[Start of Recorded data]

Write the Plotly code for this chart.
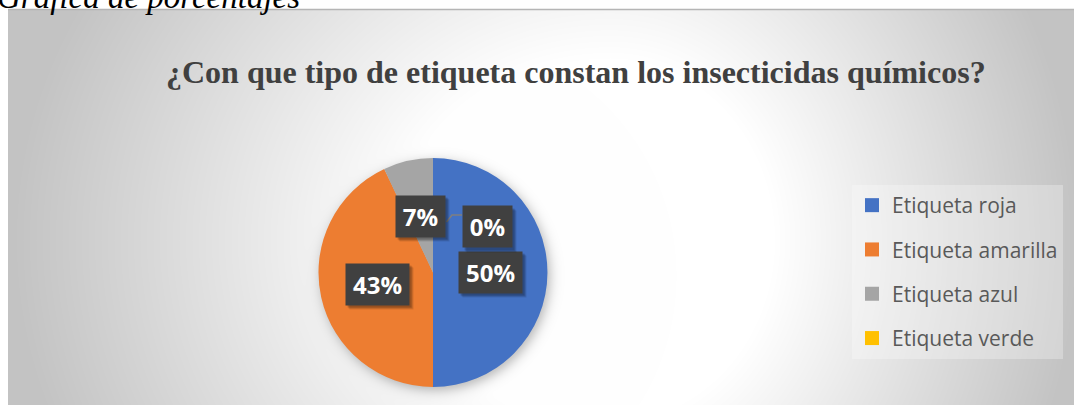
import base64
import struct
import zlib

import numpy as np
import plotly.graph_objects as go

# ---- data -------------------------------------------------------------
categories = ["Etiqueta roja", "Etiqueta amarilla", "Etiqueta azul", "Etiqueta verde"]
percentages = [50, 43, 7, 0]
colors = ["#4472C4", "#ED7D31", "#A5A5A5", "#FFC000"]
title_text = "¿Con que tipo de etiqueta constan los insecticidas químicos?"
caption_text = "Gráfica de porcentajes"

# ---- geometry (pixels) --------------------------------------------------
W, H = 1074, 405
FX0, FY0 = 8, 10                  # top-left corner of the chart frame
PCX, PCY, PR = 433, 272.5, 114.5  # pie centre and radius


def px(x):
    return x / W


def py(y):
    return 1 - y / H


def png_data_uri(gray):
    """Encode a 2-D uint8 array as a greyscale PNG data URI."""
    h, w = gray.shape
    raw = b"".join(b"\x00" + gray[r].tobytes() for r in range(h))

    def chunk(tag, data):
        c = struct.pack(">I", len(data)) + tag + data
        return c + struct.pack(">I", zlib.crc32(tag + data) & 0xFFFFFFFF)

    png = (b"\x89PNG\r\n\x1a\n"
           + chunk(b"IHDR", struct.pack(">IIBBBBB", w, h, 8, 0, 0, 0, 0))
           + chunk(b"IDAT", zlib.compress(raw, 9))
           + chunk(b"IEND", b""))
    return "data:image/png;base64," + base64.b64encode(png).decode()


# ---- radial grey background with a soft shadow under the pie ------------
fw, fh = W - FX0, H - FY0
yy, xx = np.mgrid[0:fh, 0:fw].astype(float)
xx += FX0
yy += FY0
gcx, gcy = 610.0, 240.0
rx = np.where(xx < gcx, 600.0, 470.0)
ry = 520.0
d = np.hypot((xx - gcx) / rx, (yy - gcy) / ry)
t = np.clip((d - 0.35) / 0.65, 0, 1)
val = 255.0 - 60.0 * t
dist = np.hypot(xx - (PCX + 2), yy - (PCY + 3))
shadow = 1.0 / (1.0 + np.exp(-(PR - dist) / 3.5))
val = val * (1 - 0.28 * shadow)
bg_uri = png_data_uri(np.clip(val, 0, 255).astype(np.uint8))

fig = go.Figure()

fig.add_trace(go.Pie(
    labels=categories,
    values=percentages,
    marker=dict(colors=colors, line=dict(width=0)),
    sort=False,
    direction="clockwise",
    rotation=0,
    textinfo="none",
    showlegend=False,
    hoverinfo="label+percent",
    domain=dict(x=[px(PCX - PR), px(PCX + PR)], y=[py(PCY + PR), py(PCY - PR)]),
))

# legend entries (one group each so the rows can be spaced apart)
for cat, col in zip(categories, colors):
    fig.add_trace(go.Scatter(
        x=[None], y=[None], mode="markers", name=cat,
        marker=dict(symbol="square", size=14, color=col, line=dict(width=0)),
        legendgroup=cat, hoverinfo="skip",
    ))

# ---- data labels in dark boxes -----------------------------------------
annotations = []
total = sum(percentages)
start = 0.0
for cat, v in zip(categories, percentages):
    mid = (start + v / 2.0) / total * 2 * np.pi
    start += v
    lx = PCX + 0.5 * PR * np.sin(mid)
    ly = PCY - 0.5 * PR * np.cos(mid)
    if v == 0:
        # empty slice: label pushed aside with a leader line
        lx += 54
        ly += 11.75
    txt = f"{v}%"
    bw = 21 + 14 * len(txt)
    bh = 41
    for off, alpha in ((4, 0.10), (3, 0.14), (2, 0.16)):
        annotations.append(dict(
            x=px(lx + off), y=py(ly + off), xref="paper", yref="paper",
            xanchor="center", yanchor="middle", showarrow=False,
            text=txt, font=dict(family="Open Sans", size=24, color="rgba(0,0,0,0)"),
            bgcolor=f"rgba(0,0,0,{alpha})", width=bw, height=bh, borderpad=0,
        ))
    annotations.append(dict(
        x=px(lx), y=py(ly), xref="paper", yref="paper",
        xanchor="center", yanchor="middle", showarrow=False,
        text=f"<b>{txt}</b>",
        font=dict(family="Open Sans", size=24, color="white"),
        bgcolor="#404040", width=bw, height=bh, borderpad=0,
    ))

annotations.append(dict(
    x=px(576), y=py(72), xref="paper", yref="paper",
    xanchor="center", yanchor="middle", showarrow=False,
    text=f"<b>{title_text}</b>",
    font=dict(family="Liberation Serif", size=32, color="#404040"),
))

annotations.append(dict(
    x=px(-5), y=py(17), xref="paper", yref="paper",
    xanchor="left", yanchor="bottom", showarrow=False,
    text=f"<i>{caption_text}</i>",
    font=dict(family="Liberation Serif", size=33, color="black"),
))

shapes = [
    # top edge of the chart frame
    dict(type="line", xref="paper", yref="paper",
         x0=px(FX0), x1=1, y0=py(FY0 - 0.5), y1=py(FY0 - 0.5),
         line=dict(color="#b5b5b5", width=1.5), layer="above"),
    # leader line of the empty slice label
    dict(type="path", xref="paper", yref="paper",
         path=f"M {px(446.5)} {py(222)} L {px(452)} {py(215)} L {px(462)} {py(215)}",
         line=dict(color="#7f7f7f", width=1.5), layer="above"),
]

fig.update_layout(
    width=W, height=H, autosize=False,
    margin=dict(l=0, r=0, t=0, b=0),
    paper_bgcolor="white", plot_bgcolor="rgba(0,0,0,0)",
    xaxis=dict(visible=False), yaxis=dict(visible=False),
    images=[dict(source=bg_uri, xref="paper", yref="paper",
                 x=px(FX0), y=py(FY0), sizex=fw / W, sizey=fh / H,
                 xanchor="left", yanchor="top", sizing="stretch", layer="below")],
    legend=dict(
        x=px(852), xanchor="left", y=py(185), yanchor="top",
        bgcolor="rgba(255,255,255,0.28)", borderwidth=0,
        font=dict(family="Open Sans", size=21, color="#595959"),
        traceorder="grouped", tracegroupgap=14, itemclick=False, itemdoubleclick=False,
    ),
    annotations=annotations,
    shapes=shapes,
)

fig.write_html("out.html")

[End of Recorded data]

**Requirements:** Write out nothing but the lines from the start of the data through the line with "return 1 - y / H". Leave out the pictures.

**Response for this exercise:**
Write the Plotly code for this chart.
import base64
import struct
import zlib

import numpy as np
import plotly.graph_objects as go

# ---- data -------------------------------------------------------------
categories = ["Etiqueta roja", "Etiqueta amarilla", "Etiqueta azul", "Etiqueta verde"]
percentages = [50, 43, 7, 0]
colors = ["#4472C4", "#ED7D31", "#A5A5A5", "#FFC000"]
title_text = "¿Con que tipo de etiqueta constan los insecticidas químicos?"
caption_text = "Gráfica de porcentajes"

# ---- geometry (pixels) --------------------------------------------------
W, H = 1074, 405
FX0, FY0 = 8, 10                  # top-left corner of the chart frame
PCX, PCY, PR = 433, 272.5, 114.5  # pie centre and radius


def px(x):
    return x / W


def py(y):
    return 1 - y / H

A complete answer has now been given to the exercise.